黄昏の岸 暁の天

魔性の子で描かれた、あまりにも暗くて恐ろしい6年。
その間あちらの世界がどうなっていたかを描いている作品です。

泰麒と泰王に何があって二人は消えてしまったのか、
二人が消えた後、世界がどうなったのか。
李斎の口から語られるそれはあまりにも悲惨で、聞いていて苦しいものだったな。

とはいえ、陽子のこれまでを知っている身としては、
『新人すぎて理をしらないかもしれない・あわよくばその良心につけこんで泰にはびこる逆賊どもを討つべく王師を向かわせるようにさせたい、たとえそれが原因で陽子と慶が斃れることとなっても。』
みたいな感じですがろうとする李斎にムカムカしちゃいました。(最初はね)

確かに泰のみなさまは可哀そうだし、もう自分たちじゃどうにもこうにもできない、泰を見捨てないで、助けてほしい、という切羽詰まった思いは痛いほど伝わってきたのだけれど、
良心につけこむような真似をしたことがむかむかした原因の一つ。
まあ結局李斎自身が自分の過ちに気づいてくれたからよかったけど。
でもそれも、陽子とその周りの人たちがあまりにも誠実だったからで、
少しでも何かが違えば、李斎は陽子を利用していたかもしれないわけで。
(あれ、結構怒ってるな・・・私)

そして延王と延麒も、事あるごとに頼られて大変。
終盤は、板挟みになってなんか責められちゃっててかわいそうだった。笑

圧倒的スーパーヒーローのようで、頭がやわらかそうな延王でも、
500年という歳月によって作られた概念は、それはもう固定観念となってたみたい。陽子が打ち出す(彼らにとっては)斬新な策をハナからやろうとおもわない感じが、ちょっと意外だった。
「ええ?そーんな頭のかたいこといっちゃうわけ?延王ってば」って。

でも想像すればそうかもなぁ~
固定観念って、自分では当たり前すぎてそこを疑うことなんて頭に浮かばないもんね。
天があって、理を施行しているのも天にいる誰かなのか、、、?っていう違和感を覚えた陽子と李斎は、結構すごいんだと思う。
陽子はまあ、最近この世界にきたから固定観念にもなっておらず気づきが早かったけど、李斎なんて生まれてからずっとその世界で生きてきたのに。その世界を疑うことになるなんて、もうアイデンティティが揺らぎに揺らぐのでは?
それって正直、とんでもない苦痛だと思うし。心がかきむしられるような。


西王母も、あまりにも無機質な感じがする・・・
私は無信仰だけれど、神社やお寺にいけば厳かな気持ちにはなるし、
それって心の根っこの部分で、神様や仏は見てるんだと当たり前のように思っていることが、そういう厳かな気持ちにさせるんだろうし。

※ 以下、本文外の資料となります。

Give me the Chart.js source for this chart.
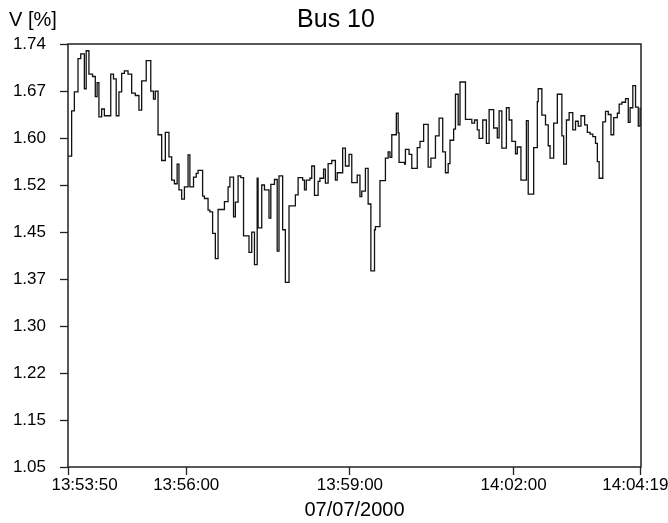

その、心の根っこの部分で信じていたものが揺らぐなんて。
目の前に神(西王母)がいて、それがあんなにも無機質で慈悲も何も感じられないなんて。そうとうなショックだわ。


阿選みたいなやつがいるのも相当しんどい。
なんやねん、この人。
これまで読んできたエピソードに阿選が登場するたび、未来で阿選がやることをもう知っている私は「阿選め・・・」ってメラメラしてたもん。
この人なんでこんなことしたんだっけ。最新刊一度よんでるけど、忘れてしまってる。

絶望的で先行きが暗い、どころか真っ暗な泰。
助けたいけど助ける力がなくてはがゆい、ひよっこの慶。
でもその慶が、当たり前だった世界の理を疑い、覆して、何か新しいものを生み出すかもしれないと思うと、ワクワクする。
きっと自分の身に置き換えたなら、死んでも「ワクワク」なんて思えないだろうけれど。


フィクションだと分かりつつ、「十二国記の世界のみいなに、幸あれ・・」と思ってしまう。